Mavis’s voice is still strong and convincing, her raspy contralto framed by a well-established studio band (guitarist Rick Holmstrom, drummer Stephen Hodges and Jeff Turmes on bass), it’s a rhythm section that comforts, coaxes and boosts.
Mavis is pretty outraged from the start. Guitar-driven boogie opener “Change” sets an agenda to right wrongs — social, racial, political — urging everyone to the polls with a direct instruction: “X is the letter, blue is the colour, we gotta change around here.”
With its echo of People Get Ready, and a very Pops-like guitar, Mavis performs the title track with an even greater urgency, supported by Donny Gerrard’s vocal on a lyric that implies “we’ll manage”, getting by “with a smile on our face.. .with help from our kin... we get by”. But ‘getting by’ is no life: as next track Brothers And Sisters warns, “Trouble in the land/Can’t trust that man... Something’s got to give.”
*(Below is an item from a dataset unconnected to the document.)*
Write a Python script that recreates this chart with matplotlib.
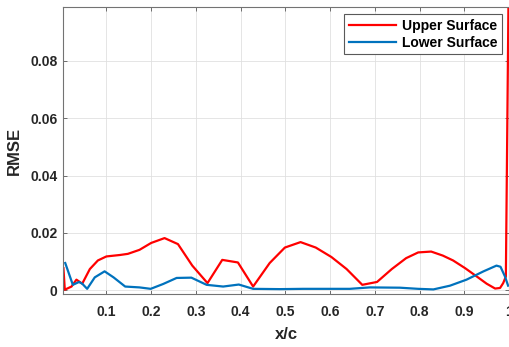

The uptempo “Sometime” takes Mavis to church, and we’re still there during the sombre contemplation of Never Needed Anyone — as with gospel-rooted singers, her “anyone” could mean her partner, or her God. The passing of both Pops and sister/ companion Yvonne has lent a sense of loss and impermanence: “Now all that we are is the living ghost of our youth...” and that’s echoed by the ballad Hard To Leave — “grab a hold of the days before the days grab hold of you...”.
Group vocals mirroring the Stax years bolster Stronger, a meaty track driven by guitar, until We Get By ends where it began, with hope and a demand for better in One More Change To Make’s it’s-too-late-to-stop-now message: “I’ve got one more change to make”, “one more step to take”, “one more chain to break”.